Each line below must be set down exactly; omit any image you find.
start SUPPLIED INFORMATION
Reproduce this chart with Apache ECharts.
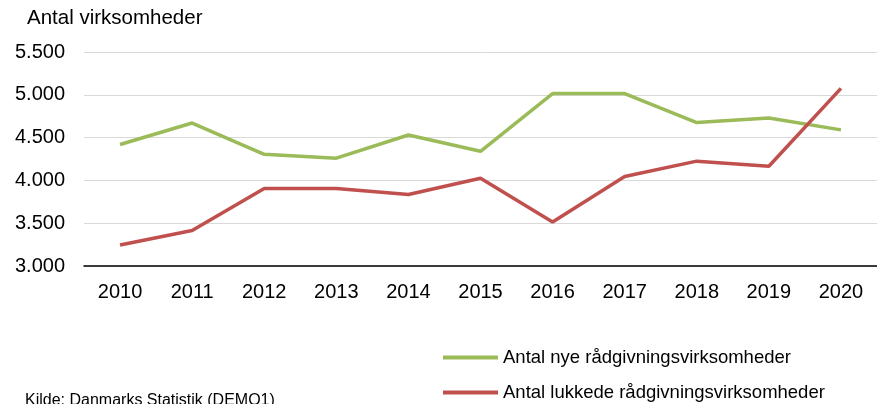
<!DOCTYPE html>
<html>
<head>
<meta charset="utf-8">
<script src="https://cdn.jsdelivr.net/npm/echarts@6/dist/echarts.min.js"></script>
<style>
    html, body { margin: 0; padding: 0; background: #fff; }
    #main { width: 877px; height: 404px; }
</style>
</head>
<body>
<div id="main"></div>
<script>
// data
var years = ['2010', '2011', '2012', '2013', '2014', '2015', '2016', '2017', '2018', '2019', '2020'];
var nye = [4420, 4670, 4305, 4260, 4530, 4340, 5015, 5015, 4675, 4730, 4590];
var lukkede = [3245, 3415, 3905, 3905, 3835, 4025, 3515, 4045, 4225, 4165, 5075];
var seriesNames = ['Antal nye rådgivningsvirksomheder', 'Antal lukkede rådgivningsvirksomheder'];

var chartDom = document.getElementById('main');
var myChart = echarts.init(chartDom);
var font = 'Liberation Sans, Arial, sans-serif';
var option;

// one legend per row so they stack like the original
function legendRow(name, top) {
    return {
        left: 443,
        top: top,
        padding: 0,
        itemWidth: 55,
        itemHeight: 4,
        icon: 'rect',
        textStyle: { fontSize: 18.5, color: '#000', fontFamily: font },
        data: [name]
    };
}

option = {
    animation: false,
    textStyle: { fontFamily: font },
    grid: {
        left: 84,
        right: -1,
        top: 52,
        bottom: 138
    },
    legend: [
        legendRow(seriesNames[0], 348),
        legendRow(seriesNames[1], 383)
    ],
    graphic: [
        {
            type: 'text',
            left: 27,
            top: 8,
            style: { text: 'Antal virksomheder', fontSize: 20.5, fill: '#000', fontFamily: font }
        },
        {
            type: 'text',
            left: 25,
            top: 393,
            style: { text: 'Kilde: Danmarks Statistik (DEMO1)', fontSize: 16, fill: '#000', fontFamily: font }
        }
    ],
    xAxis: {
        type: 'category',
        data: years,
        boundaryGap: true,
        axisLine: { lineStyle: { color: '#000', width: 1.5 } },
        axisTick: { show: false },
        axisLabel: { color: '#000', fontSize: 20, margin: 16, fontFamily: font }
    },
    yAxis: {
        type: 'value',
        min: 3000,
        max: 5500,
        interval: 500,
        axisLine: { show: false },
        axisTick: { show: false },
        splitLine: { lineStyle: { color: '#d9d9d9', width: 1 } },
        axisLabel: {
            color: '#000',
            fontSize: 20,
            margin: 19,
            fontFamily: font,
            formatter: function (v) {
                return v.toString().replace(/\B(?=(\d{3})+(?!\d))/g, '.');
            }
        }
    },
    series: [
        {
            name: seriesNames[0],
            type: 'line',
            data: nye,
            symbol: 'none',
            lineStyle: { color: '#9bbb59', width: 3.5 },
            itemStyle: { color: '#9bbb59' }
        },
        {
            name: seriesNames[1],
            type: 'line',
            data: lukkede,
            symbol: 'none',
            lineStyle: { color: '#c0504d', width: 3.5 },
            itemStyle: { color: '#c0504d' }
        }
    ]
};

option && myChart.setOption(option);
</script>
</body>
</html>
end SUPPLIED INFORMATION
* [FULL SOLUTION]:
Reproduce this chart with Apache ECharts.
<!DOCTYPE html>
<html>
<head>
<meta charset="utf-8">
<script src="https://cdn.jsdelivr.net/npm/echarts@6/dist/echarts.min.js"></script>
<style>
    html, body { margin: 0; padding: 0; background: #fff; }
    #main { width: 877px; height: 404px; }
</style>
</head>
<body>
<div id="main"></div>
<script>
// data
var years = ['2010', '2011', '2012', '2013', '2014', '2015', '2016', '2017', '2018', '2019', '2020'];
var nye = [4420, 4670, 4305, 4260, 4530, 4340, 5015, 5015, 4675, 4730, 4590];
var lukkede = [3245, 3415, 3905, 3905, 3835, 4025, 3515, 4045, 4225, 4165, 5075];
var seriesNames = ['Antal nye rådgivningsvirksomheder', 'Antal lukkede rådgivningsvirksomheder'];

var chartDom = document.getElementById('main');
var myChart = echarts.init(chartDom);
var font = 'Liberation Sans, Arial, sans-serif';
var option;

// one legend per row so they stack like the original
function legendRow(name, top) {
    return {
        left: 443,
        top: top,
        padding: 0,
        itemWidth: 55,
        itemHeight: 4,
        icon: 'rect',
        textStyle: { fontSize: 18.5, color: '#000', fontFamily: font },
        data: [name]
    };
}

option = {
    animation: false,
    textStyle: { fontFamily: font },
    grid: {
        left: 84,
        right: -1,
        top: 52,
        bottom: 138
    },
    legend: [
        legendRow(seriesNames[0], 348),
        legendRow(seriesNames[1], 383)
    ],
    graphic: [
        {
            type: 'text',
            left: 27,
            top: 8,
            style: { text: 'Antal virksomheder', fontSize: 20.5, fill: '#000', fontFamily: font }
        },
        {
            type: 'text',
            left: 25,
            top: 393,
            style: { text: 'Kilde: Danmarks Statistik (DEMO1)', fontSize: 16, fill: '#000', fontFamily: font }
        }
    ],
    xAxis: {
        type: 'category',
        data: years,
        boundaryGap: true,
        axisLine: { lineStyle: { color: '#000', width: 1.5 } },
        axisTick: { show: false },
        axisLabel: { color: '#000', fontSize: 20, margin: 16, fontFamily: font }
    },
    yAxis: {
        type: 'value',
        min: 3000,
        max: 5500,
        interval: 500,
        axisLine: { show: false },
        axisTick: { show: false },
        splitLine: { lineStyle: { color: '#d9d9d9', width: 1 } },
        axisLabel: {
            color: '#000',
            fontSize: 20,
            margin: 19,
            fontFamily: font,
            formatter: function (v) {
                return v.toString().replace(/\B(?=(\d{3})+(?!\d))/g, '.');
            }
        }
    },
    series: [
        {
            name: seriesNames[0],
            type: 'line',
            data: nye,
            symbol: 'none',
            lineStyle: { color: '#9bbb59', width: 3.5 },
            itemStyle: { color: '#9bbb59' }
        },
        {
            name: seriesNames[1],
            type: 'line',
            data: lukkede,
            symbol: 'none',
            lineStyle: { color: '#c0504d', width: 3.5 },
            itemStyle: { color: '#c0504d' }
        }
    ]
};

option && myChart.setOption(option);
</script>
</body>
</html>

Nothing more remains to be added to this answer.